The intention of these updates, is to be more public about what I’m working on, and why.

It is more for me than it is for you.

I have come to realize, albeit incredibly slowly, that I never stopped caring what people think of me.

That I never stopped caring what you think of me.

This means I would usually live two lives.

One, where I connect deeply to my heart and follow my own compass.

Two, where I would publicly hide from expressing myself, my ideas or the world I am inspired to create.

I have come to realize, albeit incredibly slowly, that two, is incompatible with one.

I cannot chose to follow my heart and be inauthentic in the world about where it is taking me.

Even now, as I write this, I can feel the pain and rejection of truly being open, of truly being authentic… of owning who I am.

I can feel the visceral terror of being cast from the tribe, rejected from the community of humanity.

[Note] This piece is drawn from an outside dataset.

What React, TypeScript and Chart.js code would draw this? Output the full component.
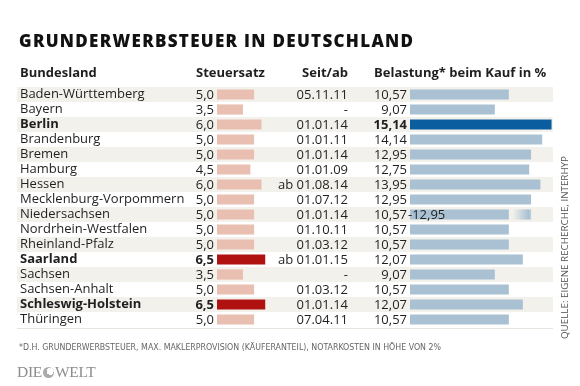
import React, { useEffect, useRef } from "react";
import { Chart, registerables } from "chart.js";

Chart.register(...registerables);

// ---------- data ----------
const states = [
  "Baden-Württemberg", "Bayern", "Berlin", "Brandenburg", "Bremen", "Hamburg", "Hessen",
  "Mecklenburg-Vorpommern", "Niedersachsen", "Nordrhein-Westfalen", "Rheinland-Pfalz",
  "Saarland", "Sachsen", "Sachsen-Anhalt", "Schleswig-Holstein", "Thüringen",
];
const taxRates = [5.0, 3.5, 6.0, 5.0, 5.0, 4.5, 6.0, 5.0, 5.0, 5.0, 5.0, 6.5, 3.5, 5.0, 6.5, 5.0];
const sinceDates = [
  "05.11.11", "-", "01.01.14", "01.01.11", "01.01.14", "01.01.09", "ab 01.08.14", "01.07.12",
  "01.01.14", "01.10.11", "01.03.12", "ab 01.01.15", "-", "01.03.12", "01.01.14", "07.04.11",
];
const burden = [10.57, 9.07, 15.14, 14.14, 12.95, 12.75, 13.95, 12.95, 10.57, 10.57, 10.57, 12.07, 9.07, 10.57, 12.07, 10.57];
// upper end of a burden range (only Niedersachsen)
const burdenUpper: (number | null)[] = [null, null, null, null, null, null, null, null, 12.95, null, null, null, null, null, null, null];
const boldStates = ["Berlin", "Saarland", "Schleswig-Holstein"];
const taxHighlight = ["Saarland", "Schleswig-Holstein"];
const burdenHighlight = ["Berlin"];

const title = "GRUNDERWERBSTEUER IN DEUTSCHLAND";
const headers = { state: "Bundesland", tax: "Steuersatz", since: "Seit/ab", burden: "Belastung* beim Kauf in %" };
const footnote = "*D.H. GRUNDERWERBSTEUER, MAX. MAKLERPROVISION (KÄUFERANTEIL), NOTARKOSTEN IN HÖHE VON 2%";
const source = "QUELLE: EIGENE RECHERCHE, INTERHYP";

// ---------- layout / style ----------
const W = 580, H = 386;
const AREA_L = 195, AREA_R = 553, AREA_T = 87, AREA_B = 327;
const TAX_ZERO = 217, TAX_PPU = 7.42;
const BUR_ZERO = 410, BUR_PPU = 9.35;
const FONT = "'Open Sans', 'Noto Sans', sans-serif";
const TEXT = "#1f1f1f";
const ROW_BG = "#f3f1ec";
const TAX_LIGHT = "#e9bfb1";
const TAX_DARK = "#b01111";
const BUR_LIGHT = "#a9c1d2";
const BUR_DARK = "#0a5d9f";
const fmt = (v: number, d: number) => v.toFixed(d).replace(".", ",");

export default function App() {
  const ref = useRef<HTMLCanvasElement | null>(null);

  useEffect(() => {
    if (!ref.current) return;
    const tableText = {
      id: "tableText",
      beforeDraw(chart: any) {
        const { ctx } = chart;
        const y = chart.scales.y;
        const pitch = y.getPixelForValue(1) - y.getPixelForValue(0);
        ctx.save();
        ctx.fillStyle = ROW_BG;
        states.forEach((_, i) => {
          if (i % 2 === 0) {
            const c = y.getPixelForValue(i);
            ctx.fillRect(17, c - pitch / 2, AREA_R - 17, pitch);
          }
        });
        ctx.fillStyle = "#e6e4df";
        const last = y.getPixelForValue(states.length - 1) + pitch / 2;
        ctx.fillRect(17, last + 1, AREA_R - 17, 1);
        ctx.restore();
      },
      afterDatasetsDraw(chart: any) {
        const { ctx } = chart;
        const y = chart.scales.y;
        const xs = chart.scales.xs;
        const xb = chart.scales.xb;
        ctx.save();
        ctx.textBaseline = "middle";
        ctx.fillStyle = TEXT;
        states.forEach((s, i) => {
          const cy = y.getPixelForValue(i) + 0.5;
          ctx.textAlign = "right";
          ctx.font = `${taxHighlight.includes(s) ? "bold " : ""}13px ${FONT}`;
          ctx.fillText(fmt(taxRates[i], 1), xs.getPixelForValue(0) - 3, cy);
          ctx.font = `13px ${FONT}`;
          ctx.fillText(sinceDates[i], 348, cy);
          ctx.font = `${burdenHighlight.includes(s) ? "bold " : ""}13px ${FONT}`;
          ctx.fillText(fmt(burden[i], 2), xb.getPixelForValue(0) - 3, cy);
          const up = burdenUpper[i];
          if (up != null) {
            ctx.textAlign = "left";
            ctx.font = `13px ${FONT}`;
            ctx.fillText("-" + fmt(up, 2), xb.getPixelForValue(0) - 2, cy);
          }
        });
        ctx.restore();
      },
    };

    const chart = new Chart(ref.current, {
      type: "bar",
      data: {
        labels: states,
        datasets: [
          {
            label: headers.tax,
            data: taxRates,
            xAxisID: "xs",
            grouped: false,
            backgroundColor: states.map((s) => (taxHighlight.includes(s) ? TAX_DARK : TAX_LIGHT)),
            barPercentage: 0.68,
            categoryPercentage: 1,
          },
          {
            label: headers.burden,
            data: burden,
            xAxisID: "xb",
            grouped: false,
            backgroundColor: states.map((s) => (burdenHighlight.includes(s) ? BUR_DARK : BUR_LIGHT)),
            barPercentage: 0.68,
            categoryPercentage: 1,
          },
          {
            label: "range",
            data: burdenUpper.map((u, i) => (u == null ? null : [burden[i], u])) as any,
            xAxisID: "xb",
            grouped: false,
            barPercentage: 0.68,
            categoryPercentage: 1,
            backgroundColor: (c: any) => {
              const ch = c.chart;
              const xb = ch.scales.xb;
              const i = c.dataIndex;
              const u = burdenUpper[i];
              if (!xb || u == null) return BUR_LIGHT;
              const x0 = xb.getPixelForValue(burden[i]);
              const x1 = xb.getPixelForValue(u);
              const g = ch.ctx.createLinearGradient(x0, 0, x1, 0);
              g.addColorStop(0, "rgba(169,193,210,0)");
              g.addColorStop(0.2, "rgba(169,193,210,0.05)");
              g.addColorStop(0.88, "rgba(169,193,210,1)");
              g.addColorStop(1, "rgba(169,193,210,0.7)");
              return g;
            },
          },
        ],
      },
      options: {
        indexAxis: "y",
        animation: false,
        responsive: false,
        layout: { padding: { left: 20, right: W - AREA_R, top: AREA_T, bottom: H - AREA_B } },
        plugins: { legend: { display: false }, tooltip: { enabled: false } },
        scales: {
          y: {
            type: "category",
            position: "left",
            grid: { display: false },
            border: { display: false },
            afterFit: (scale: any) => { scale.width = AREA_L - 20; },
            ticks: {
              crossAlign: "far",
              padding: 0,
              color: TEXT,
              autoSkip: false,
              font: (c: any) => ({
                family: FONT,
                size: 13,
                weight: boldStates.includes(states[c.index]) ? "bold" : "normal",
              }),
            },
          },
          xs: {
            type: "linear",
            display: false,
            min: (AREA_L - TAX_ZERO) / TAX_PPU,
            max: (AREA_R - TAX_ZERO) / TAX_PPU,
          },
          xb: {
            type: "linear",
            display: false,
            min: (AREA_L - BUR_ZERO) / BUR_PPU,
            max: (AREA_R - BUR_ZERO) / BUR_PPU,
          },
        },
      },
      plugins: [tableText],
    } as any);
    return () => chart.destroy();
  }, []);

  const hdr: React.CSSProperties = {
    position: "absolute", top: 64, fontFamily: FONT, fontWeight: 700, fontSize: 13,
    color: TEXT, whiteSpace: "nowrap", lineHeight: "16px",
  };

  return (
    <div style={{ position: "fixed", left: 0, top: 0, width: W, height: H, background: "#fff", overflow: "hidden" }}>
      <canvas ref={ref} width={W} height={H} style={{ position: "absolute", left: 0, top: 0 }} />
      <div style={{ position: "absolute", left: 19, top: 30, fontFamily: FONT, fontWeight: 800, fontSize: 17, letterSpacing: "1.3px", color: "#111", whiteSpace: "nowrap", lineHeight: "22px" }}>
        {title}
      </div>
      <div style={{ ...hdr, left: 20 }}>{headers.state}</div>
      <div style={{ ...hdr, left: 196 }}>{headers.tax}</div>
      <div style={{ ...hdr, right: W - 348 }}>{headers.since}</div>
      <div style={{ ...hdr, left: 374 }}>{headers.burden}</div>
      <div style={{ position: "absolute", left: 19, top: 341, fontFamily: "'DejaVu Sans Condensed', sans-serif", fontSize: 8.75, color: "#666", whiteSpace: "nowrap", lineHeight: "12px" }}>
        {footnote}
      </div>
      <div style={{ position: "absolute", left: 17, top: 363, fontFamily: "'Liberation Serif', serif", fontSize: 15.5, color: "#8c8c8c", whiteSpace: "nowrap", lineHeight: "18px", letterSpacing: "-0.3px" }}>
        DIE
        <span style={{ display: "inline-block", width: 11, height: 11, borderRadius: "50%", margin: "0 1px", verticalAlign: "-1px", background: "radial-gradient(circle at 65% 40%, #fff 0 35%, #aaa 36% 100%)" }} />
        WELT
      </div>
      <div style={{ position: "absolute", left: 0, top: 0, transform: "translate(559px, 339px) rotate(-90deg)", transformOrigin: "0 0", fontFamily: FONT, fontSize: 9.8, color: "#555", whiteSpace: "nowrap", lineHeight: "12px" }}>
        {source}
      </div>
    </div>
  );
}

I can see now how it is this terror, this very feeling, that has kept me small.

That has kept me hiding.

Fearful of what you would think and say if I let you see all of me.

At 34, I realize I can… no, I choose, to hide no more.

I choose to be open about what I think and the work I am going to do.

I know this will rub a lot of people the wrong way, which is the very thing I have been avoiding.

I know this will make you uncomfortable.

I also know, the cost of appeasement is a price I’m no longer willing to pay.

This is the part where I would usually say “sorry in advance for any discomfort or mistakes I make along the way”.

No. I’m not sorry. I’m sorry for not showing up sooner.

Small, I am no good to you. Small, I am no good to the world.

Small, I am no good to my Self.

It is time, to Rise.

I therefore want to take this opportunity to introduce, I M A G I N A L.

This will be the container in which I will house my work.

The work, that will change the course of civilization.

Yes, I went there — start getting use to it.